• **AIM OF THE TASK**
Write out all lines holding the word "matplotlib".

• **GIVEN DATA**
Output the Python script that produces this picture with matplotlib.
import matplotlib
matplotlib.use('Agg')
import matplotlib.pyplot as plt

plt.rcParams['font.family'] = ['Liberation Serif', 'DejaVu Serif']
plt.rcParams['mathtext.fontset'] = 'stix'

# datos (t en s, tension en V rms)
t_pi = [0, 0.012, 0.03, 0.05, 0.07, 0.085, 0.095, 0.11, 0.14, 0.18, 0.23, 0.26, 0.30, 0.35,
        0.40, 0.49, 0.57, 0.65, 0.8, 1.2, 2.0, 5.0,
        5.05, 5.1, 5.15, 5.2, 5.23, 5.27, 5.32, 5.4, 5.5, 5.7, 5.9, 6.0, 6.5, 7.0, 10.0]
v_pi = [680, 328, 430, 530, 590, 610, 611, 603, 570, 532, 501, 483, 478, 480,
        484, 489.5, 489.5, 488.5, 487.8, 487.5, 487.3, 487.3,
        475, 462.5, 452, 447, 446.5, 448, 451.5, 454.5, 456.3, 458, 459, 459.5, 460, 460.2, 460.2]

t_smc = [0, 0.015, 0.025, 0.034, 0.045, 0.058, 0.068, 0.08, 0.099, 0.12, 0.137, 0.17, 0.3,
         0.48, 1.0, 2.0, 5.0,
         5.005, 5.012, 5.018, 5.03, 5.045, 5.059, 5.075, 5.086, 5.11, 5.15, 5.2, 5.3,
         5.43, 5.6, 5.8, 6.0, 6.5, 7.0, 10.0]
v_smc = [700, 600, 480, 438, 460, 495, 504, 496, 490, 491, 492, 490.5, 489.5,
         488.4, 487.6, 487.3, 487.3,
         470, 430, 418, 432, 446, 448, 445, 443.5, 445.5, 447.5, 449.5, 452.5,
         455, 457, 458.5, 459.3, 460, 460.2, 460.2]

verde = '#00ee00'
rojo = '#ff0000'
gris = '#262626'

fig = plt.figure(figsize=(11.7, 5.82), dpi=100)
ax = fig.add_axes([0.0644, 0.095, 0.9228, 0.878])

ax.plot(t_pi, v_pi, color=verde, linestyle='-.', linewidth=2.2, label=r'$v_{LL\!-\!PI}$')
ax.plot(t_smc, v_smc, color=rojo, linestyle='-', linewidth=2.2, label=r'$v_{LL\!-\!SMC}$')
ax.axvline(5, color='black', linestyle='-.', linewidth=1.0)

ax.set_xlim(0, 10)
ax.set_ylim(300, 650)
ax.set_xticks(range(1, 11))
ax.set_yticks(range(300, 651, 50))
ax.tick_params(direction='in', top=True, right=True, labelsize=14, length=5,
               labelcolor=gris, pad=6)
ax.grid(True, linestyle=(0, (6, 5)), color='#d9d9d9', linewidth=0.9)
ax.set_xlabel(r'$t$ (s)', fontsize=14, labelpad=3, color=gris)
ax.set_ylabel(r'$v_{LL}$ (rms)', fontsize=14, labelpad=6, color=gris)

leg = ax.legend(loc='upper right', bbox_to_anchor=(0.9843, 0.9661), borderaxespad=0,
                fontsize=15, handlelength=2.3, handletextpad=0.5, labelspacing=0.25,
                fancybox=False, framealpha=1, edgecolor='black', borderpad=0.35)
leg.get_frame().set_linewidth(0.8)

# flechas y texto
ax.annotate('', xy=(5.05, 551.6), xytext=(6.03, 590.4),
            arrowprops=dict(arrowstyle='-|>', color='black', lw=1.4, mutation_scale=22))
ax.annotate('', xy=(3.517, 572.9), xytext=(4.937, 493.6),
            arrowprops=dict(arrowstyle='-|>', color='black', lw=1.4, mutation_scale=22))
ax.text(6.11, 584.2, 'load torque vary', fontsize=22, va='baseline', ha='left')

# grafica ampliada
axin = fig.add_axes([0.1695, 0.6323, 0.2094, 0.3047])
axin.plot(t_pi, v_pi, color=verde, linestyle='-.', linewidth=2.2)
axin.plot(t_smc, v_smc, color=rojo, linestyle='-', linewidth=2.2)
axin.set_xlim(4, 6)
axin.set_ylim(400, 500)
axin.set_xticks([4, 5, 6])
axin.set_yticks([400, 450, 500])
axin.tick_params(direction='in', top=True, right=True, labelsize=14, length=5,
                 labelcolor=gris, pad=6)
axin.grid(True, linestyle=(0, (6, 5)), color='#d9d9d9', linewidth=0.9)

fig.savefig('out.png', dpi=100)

• **ANSWER TO THIS EXERCISE**
Output the Python script that produces this picture with matplotlib.
import matplotlib
matplotlib.use('Agg')
import matplotlib.pyplot as plt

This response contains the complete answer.